What I find most interesting about Talavera is that the winning side on the day, the combined British and Spanish forces, lost more troops than the French.  This is often the way in battle.  It is the army that is prepared to take the hard hits that wins the day.  In most battles the losing side withdraws in good order, defeated but not routed.  It is only when the losing side loses formation and collapses that they suffer large losses.  When the fear takes hold, when the common soldiers realise they have lost, and it becomes every man for himself.  The lines break up and the victorious cavalry go to town on retreating infantry.  In battle, in sport and in business it is the ability to weather defeat, to avoid a complete rout, that marks out a side with character.  That is a team with the ability to come back and win the next time.

Leipzig

Leipzig

Growing up in Ireland makes us part of a world that has traditionally been dominated by England.  Much of our understanding of history is influenced by the English weltanschauung.  

A clear incidence of this influence is the celebration of the importance of Battle of Waterloo in the defeat of Napoleon and the studious neglect of the Battle of Leipzig.  Waterloo was fought by the Seventh coalition, led by an Englishman, the Duke of Wellington.  Leipzig was the victory of the Sixth coalition, led by the Russians under Alexander.

In truth the battle of Leipzig was a far more important engagement.  The coalition fought Napoleon at the height of his power and he was roundly defeated for the first time on the battlefield.  Bonaparte lost the battle, but also lost his reputation for invincibility.  He left the legend of his military genius on the field of Leipzig.

The battle was the greatest fought on European soil until the Great War.  Casualties numbered in excess of 100,000 (higher than Borodino, but spread over 4 days) .  By comparison Waterloo, with 60,000 casualties was a sideshow, a last gasp by an already defeated and spent force.

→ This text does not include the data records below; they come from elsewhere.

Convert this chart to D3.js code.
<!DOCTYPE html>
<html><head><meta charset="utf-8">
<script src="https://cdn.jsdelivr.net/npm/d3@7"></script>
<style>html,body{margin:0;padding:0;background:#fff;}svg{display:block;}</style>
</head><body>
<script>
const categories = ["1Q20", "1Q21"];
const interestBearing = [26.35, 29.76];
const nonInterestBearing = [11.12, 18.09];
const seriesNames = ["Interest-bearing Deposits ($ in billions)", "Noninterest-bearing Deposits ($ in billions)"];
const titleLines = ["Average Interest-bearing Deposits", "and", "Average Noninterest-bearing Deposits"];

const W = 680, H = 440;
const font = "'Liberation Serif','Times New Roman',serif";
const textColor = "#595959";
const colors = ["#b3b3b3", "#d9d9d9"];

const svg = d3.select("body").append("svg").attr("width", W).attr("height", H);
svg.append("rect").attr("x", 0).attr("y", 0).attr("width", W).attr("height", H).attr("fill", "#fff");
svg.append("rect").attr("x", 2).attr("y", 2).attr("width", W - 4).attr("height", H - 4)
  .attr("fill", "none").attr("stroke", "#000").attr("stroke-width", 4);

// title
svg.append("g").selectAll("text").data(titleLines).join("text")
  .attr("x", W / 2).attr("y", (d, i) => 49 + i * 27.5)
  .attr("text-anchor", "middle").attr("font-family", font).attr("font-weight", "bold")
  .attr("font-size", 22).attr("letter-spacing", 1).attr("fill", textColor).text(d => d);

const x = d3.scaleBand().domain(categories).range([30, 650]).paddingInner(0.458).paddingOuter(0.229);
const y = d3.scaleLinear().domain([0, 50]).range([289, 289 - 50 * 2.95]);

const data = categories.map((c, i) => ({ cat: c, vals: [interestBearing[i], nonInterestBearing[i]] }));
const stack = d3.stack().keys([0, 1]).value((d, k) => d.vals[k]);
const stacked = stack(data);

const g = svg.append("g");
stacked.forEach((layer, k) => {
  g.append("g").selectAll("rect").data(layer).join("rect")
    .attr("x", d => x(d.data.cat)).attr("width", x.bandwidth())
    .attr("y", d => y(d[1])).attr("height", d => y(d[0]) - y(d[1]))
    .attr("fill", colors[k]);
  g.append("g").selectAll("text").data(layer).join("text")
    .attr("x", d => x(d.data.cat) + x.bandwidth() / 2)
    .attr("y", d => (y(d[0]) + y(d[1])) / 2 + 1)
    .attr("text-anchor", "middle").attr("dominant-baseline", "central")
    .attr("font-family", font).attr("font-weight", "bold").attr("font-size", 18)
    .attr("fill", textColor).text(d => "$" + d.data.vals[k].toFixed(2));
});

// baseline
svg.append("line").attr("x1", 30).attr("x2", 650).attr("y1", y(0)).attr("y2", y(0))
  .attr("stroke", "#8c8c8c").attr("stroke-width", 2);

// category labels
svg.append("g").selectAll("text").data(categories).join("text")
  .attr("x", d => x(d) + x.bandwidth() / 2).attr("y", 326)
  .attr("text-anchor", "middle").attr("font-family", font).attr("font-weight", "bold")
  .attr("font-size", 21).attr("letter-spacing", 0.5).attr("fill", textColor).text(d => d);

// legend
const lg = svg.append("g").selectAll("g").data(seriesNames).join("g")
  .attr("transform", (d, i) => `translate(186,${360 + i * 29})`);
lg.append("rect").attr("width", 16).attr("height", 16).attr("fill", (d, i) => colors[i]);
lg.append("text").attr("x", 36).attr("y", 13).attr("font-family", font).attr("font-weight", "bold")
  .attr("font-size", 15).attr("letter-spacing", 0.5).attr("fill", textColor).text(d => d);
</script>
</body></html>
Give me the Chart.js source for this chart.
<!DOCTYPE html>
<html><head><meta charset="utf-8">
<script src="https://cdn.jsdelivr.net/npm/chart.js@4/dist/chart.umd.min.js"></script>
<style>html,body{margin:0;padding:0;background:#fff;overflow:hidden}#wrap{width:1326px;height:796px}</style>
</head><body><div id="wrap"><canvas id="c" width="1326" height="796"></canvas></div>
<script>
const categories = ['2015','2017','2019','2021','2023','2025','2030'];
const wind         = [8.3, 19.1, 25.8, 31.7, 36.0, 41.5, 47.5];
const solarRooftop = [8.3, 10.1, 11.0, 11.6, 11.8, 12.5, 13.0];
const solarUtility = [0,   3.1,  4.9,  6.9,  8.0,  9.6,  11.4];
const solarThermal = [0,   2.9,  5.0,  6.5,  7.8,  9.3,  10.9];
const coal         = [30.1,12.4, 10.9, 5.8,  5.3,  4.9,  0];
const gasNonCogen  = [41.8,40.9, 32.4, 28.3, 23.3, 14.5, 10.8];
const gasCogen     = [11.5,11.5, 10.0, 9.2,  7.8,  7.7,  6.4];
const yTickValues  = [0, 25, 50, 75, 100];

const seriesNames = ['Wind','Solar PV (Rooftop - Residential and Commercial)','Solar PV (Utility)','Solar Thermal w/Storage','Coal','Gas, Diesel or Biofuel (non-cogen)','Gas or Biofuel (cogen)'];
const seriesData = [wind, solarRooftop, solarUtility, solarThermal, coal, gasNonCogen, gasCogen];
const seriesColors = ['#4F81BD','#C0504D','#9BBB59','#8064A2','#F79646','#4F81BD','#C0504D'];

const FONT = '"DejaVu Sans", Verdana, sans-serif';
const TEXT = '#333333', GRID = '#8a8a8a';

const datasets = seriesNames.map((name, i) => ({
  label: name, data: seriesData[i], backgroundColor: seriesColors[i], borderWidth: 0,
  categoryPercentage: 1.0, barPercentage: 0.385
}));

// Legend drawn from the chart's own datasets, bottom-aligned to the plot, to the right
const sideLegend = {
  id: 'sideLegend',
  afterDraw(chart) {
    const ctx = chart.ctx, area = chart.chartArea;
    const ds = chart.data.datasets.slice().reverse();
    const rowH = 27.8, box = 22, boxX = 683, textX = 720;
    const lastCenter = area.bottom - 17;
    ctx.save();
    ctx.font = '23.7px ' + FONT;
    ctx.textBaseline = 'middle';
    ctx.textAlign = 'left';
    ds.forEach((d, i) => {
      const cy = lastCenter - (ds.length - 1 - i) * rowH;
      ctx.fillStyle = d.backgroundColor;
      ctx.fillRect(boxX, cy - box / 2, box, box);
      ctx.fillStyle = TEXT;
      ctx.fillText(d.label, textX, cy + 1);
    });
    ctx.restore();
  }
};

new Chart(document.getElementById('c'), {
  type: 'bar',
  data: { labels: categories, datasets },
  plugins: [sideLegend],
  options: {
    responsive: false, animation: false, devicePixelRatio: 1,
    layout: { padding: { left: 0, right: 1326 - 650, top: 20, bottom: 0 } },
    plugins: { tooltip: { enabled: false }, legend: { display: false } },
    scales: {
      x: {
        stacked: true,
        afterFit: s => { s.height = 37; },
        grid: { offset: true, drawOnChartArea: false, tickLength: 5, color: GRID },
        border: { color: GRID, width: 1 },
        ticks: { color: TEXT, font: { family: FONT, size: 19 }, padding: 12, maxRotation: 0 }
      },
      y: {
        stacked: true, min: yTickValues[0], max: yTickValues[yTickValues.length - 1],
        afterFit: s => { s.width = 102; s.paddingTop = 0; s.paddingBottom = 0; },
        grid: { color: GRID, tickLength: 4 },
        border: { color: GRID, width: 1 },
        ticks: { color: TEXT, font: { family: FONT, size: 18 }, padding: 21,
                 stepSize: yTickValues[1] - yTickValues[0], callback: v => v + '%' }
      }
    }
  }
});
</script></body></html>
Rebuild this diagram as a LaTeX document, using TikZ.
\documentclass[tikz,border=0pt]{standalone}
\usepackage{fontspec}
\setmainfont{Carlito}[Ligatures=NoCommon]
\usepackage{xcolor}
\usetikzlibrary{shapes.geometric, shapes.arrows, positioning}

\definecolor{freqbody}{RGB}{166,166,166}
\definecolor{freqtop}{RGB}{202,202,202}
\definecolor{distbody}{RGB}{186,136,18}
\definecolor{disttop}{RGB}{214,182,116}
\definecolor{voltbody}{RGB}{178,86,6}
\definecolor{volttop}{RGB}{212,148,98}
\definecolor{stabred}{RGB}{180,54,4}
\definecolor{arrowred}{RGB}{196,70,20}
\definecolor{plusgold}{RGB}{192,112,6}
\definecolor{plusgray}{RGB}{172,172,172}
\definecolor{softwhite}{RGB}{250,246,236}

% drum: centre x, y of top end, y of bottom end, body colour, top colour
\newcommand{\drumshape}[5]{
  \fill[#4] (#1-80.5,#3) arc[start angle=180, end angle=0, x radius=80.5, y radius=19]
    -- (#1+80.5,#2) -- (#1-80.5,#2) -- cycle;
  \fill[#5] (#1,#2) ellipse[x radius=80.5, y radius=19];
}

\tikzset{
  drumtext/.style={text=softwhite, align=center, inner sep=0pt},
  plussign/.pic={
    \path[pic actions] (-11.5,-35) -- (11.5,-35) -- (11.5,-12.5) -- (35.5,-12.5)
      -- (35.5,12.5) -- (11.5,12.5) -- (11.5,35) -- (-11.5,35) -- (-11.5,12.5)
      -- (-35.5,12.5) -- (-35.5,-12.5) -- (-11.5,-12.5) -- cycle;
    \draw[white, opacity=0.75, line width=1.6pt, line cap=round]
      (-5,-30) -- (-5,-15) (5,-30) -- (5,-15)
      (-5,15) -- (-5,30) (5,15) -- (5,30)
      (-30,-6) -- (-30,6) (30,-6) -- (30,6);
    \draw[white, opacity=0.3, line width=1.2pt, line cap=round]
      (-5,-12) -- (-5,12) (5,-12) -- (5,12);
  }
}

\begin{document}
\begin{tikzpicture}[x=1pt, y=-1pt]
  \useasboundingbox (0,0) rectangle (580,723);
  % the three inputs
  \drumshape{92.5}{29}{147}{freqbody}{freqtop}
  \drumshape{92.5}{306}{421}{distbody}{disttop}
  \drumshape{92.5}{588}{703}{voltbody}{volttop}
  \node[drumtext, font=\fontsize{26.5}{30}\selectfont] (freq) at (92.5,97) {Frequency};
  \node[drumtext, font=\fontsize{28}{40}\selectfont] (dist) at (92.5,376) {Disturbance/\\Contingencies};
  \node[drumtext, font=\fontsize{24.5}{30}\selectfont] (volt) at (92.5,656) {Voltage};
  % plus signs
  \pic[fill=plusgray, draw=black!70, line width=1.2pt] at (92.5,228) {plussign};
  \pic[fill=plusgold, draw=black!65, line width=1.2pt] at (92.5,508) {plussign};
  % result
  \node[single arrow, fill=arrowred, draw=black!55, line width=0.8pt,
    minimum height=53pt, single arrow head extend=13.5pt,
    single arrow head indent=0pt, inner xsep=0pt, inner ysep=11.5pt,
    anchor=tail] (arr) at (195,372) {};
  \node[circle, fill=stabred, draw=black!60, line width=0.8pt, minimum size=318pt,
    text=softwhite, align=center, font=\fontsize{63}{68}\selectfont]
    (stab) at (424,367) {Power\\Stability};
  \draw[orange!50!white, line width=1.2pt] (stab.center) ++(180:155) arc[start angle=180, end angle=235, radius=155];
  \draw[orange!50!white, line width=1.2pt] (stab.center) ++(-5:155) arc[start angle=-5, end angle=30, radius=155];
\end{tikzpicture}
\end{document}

Ranged against Napoleon where the forces of Sweden, Russia, Austria, Prussia, Saxony and Wurttemberg.  In particular it was seen as a great victory for the Germans in the Alliance.  The painting above is entitled “Declaration of Allied Victory after the Battle of Leipzig, 19th October, 1813”, painted by Johann Peter Krafft in 1839.  This painting is a classic piece of propaganda.  It was repainted at least 6 times, re-arranging the prominence of the allied leaders to suit particular commissions.

If only the British played some small part in the sixth coalition then the painting could have been repainted a seventh time.  We could have seen the British Commander take pride of place at the center of European events.  Then we would know all about the Battle of Leipzig.  Instead when we hear about European wars we hear of Blenheim and Waterloo.

The great commander of the day, the General who marched in only one direction, Forwards, was Blucher.  He triumphed at both Leipzig and Waterloo!  He even has a pair of shoes named after him, and his design became the template for all modern mens shoes.

Song of the Grenadiers:

Some talk of Alexander, and some of Hercules
Of Hector and Lysander, and such great names as these.
But of all the world’s great heroes, there’s none that can compare.
With a tow, row, row, row, row, row, to the British Grenadiers.

Those heroes of antiquity ne’er saw a cannon ball,
Or knew the force of powder to slay their foes withal.
But our brave boys do know it, and banish all their fears,
With a tow, row, row, row, row, row, for the British Grenadiers.

Whene’er we are commanded to storm the palisades,
Our leaders march with fusees, and we with hand grenades.
We throw them from the glacis, about the enemies’ ears.
Sing tow, row, row, row, row, row, the British Grenadiers.

And when the siege is over, we to the town repair.
The townsmen cry, “Hurrah, boys, here comes a Grenadier!
Here come the Grenadiers, my boys, who know no doubts or fears!
Then sing tow, row, row, row, row, row, the British Grenadiers.

Then let us fill a bumper, and drink a health of those
Who carry caps and pouches, and wear the loupèd clothes.
May they and their commanders live happy all their years.
With a tow, row, row, row, row, row, for the British Grenadiers.